WTF?! Edmonton currently has a freezing rain warning! :eek: Excuse me?
It is December 8, currently minus 10 degrees Celsius (14 F for you folk south of the border), and raining (according to Environment Canada - I haven’t actually looked or ventured outside)!
How can it possibly be raining??
Yes, it’s a serious question (although I guess it could qualify as a Pit-able complaint too :D). In case it helps you to answer, the dewpoint is -16 C (3.4F), humidity is 61%. If something wants to fall out of the sky, why isn’t it snowing instead of raining?
Yeah, I saw that: “Cloudy with sunny periods and 60 percent chance of snow or freezing rain. High minus 8.” I think they’re pretty much guaranteed to be correct somehow
Need a meteorologist here. But freezing rain occurs when precip falls out of warm layers into sub-zero layers near the ground. It is cooled below freezing, but still liquid. When it hits the surface it instantly freezes.
On the way down, it doesn’t cool enough to be frozen precipitation. It starts warm and cools on the way down and hits surfaces that are sufficiently cold to eventually (rather quickly) freeze it.
It probably does not freeze instantly.
E.G., Warm water in a Zamboni is surrounded by freezing temps and comes out into a cold environment, lands on a frozen surface and freezes later. It takes a couple of minutes (at least), but it freezes. Freezing rain is similar. Starts out warm, in a warm environment surrounded (or bound for) a cold environment.
Temps are temps in the air, near the ground, as published by weather people.
We had a similar thing in the UK a few days ago, but the surface temperatures were not so low. The temperature on the ground really just reflects the temperature of what can be a very thin layer of air. As a warm front moves overhead, the warm air often rides over the denser, colder air at ground level. A mile or so up in the air, where the rain clouds are, the air can be significantly warmer than the air at the surface. This is the opposite of the usual scenario, where the “mile-high” temperature is about 8-10C colder than the surface air, generally speaking.
If precipitation starts as rain (i.e. if the upper air is above freezing, as a rule of thumb), it might turn to soft hail (graupel) or ice pellets, but you won’t get fluffy snowflakes forming unless the upper air also cools. If it doesn’t have time to solidify before it reaches the ground, but the ground is still cold enough, chances are you will get freezing rain.

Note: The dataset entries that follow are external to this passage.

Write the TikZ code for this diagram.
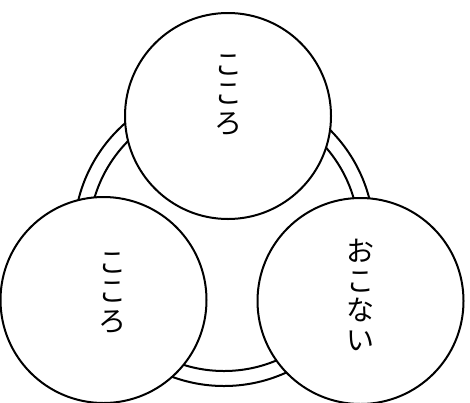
\documentclass[tikz,border=0pt]{standalone}
\usepackage{fontspec}
\newfontfamily\jp{Noto Sans CJK JP}
\begin{document}
\begin{tikzpicture}[x=1pt,y=-1pt,
  ringline/.style={circle,draw,line width=2pt,inner sep=0pt},
  bigcirc/.style={circle,draw,fill=white,line width=2pt,inner sep=0pt,minimum size=206pt},
  vtext/.style={font=\jp\fontsize{28}{29.5}\selectfont,align=center,inner sep=0pt}]
\useasboundingbox (0,0) rectangle (470,402);
\node[ringline,minimum size=300pt] (outer) at (224,236) {};
\node[ringline,minimum size=270pt] (inner) at (224,236) {};
\node[bigcirc] (topc) at (228,116) {};
\node[bigcirc] (leftc) at (103.5,300) {};
\node[bigcirc] (rightc) at (360.5,301) {};
\node[vtext] (toptext) at (228,95) {こ\\こ\\ろ};
\node[vtext] (lefttext) at (112,293) {こ\\こ\\ろ};
\node[vtext] (righttext) at (360,295) {お\\こ\\な\\い};
\end{tikzpicture}
\end{document}
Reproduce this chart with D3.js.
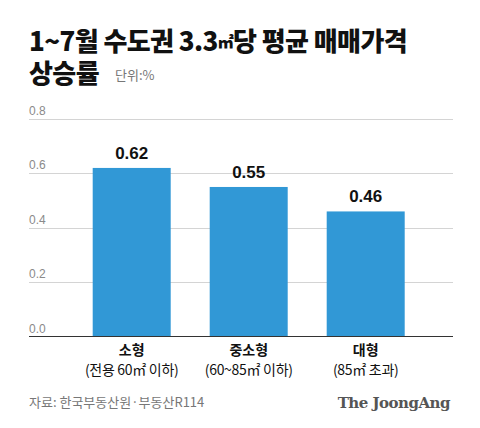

Conversely, when the upper air is much colder than the ground, as is more usual, it can be raining at ground level even though the temperature where the clouds are is several degrees below freezing. So when it rains in winter, that rain often started out as snow.
Just to round out the answers. Freezing rain consists of supercooled rain drops which are drops of water that are literally below the freezing point but remain liquid because they lack a speck of dust or something around which ice can form.
Wikipedia references:
Edit: Some of the previous answers imply that the rain isn’t actually below 0C but is landing on freezing surfaces which causes it to freeze. This is not the case, in freezing rain the rain itself is below 0C.
In order for it to snow, ice pellets must form in the clouds. Snow is not just frozen rain. If the temps in the clouds are sufficiently below freezing, ice crystals will form. When an ice crystal becomes heavy enough, it will fall as a snow flake. (Look at a snow flake and you will see it is in a crystal form, unless it has merged with other flakes falling due to partial melting. If the precip starts as rain, it will never turn into snow, but it can become various forms of frozen precip: sleet, graupel, or freezing rain (if it freezes upon landing). It cannot form into hail, although graupel may be called “soft hail.” Hail is formed when raindrops in the lower part of a cloud is uplifted by convection into a higher part of the cloud where it freezes. The drop then begins to fall, but is caught by another updraft. And so on, until it is too heavy to be lifted up again. Then it falls as a hailstone.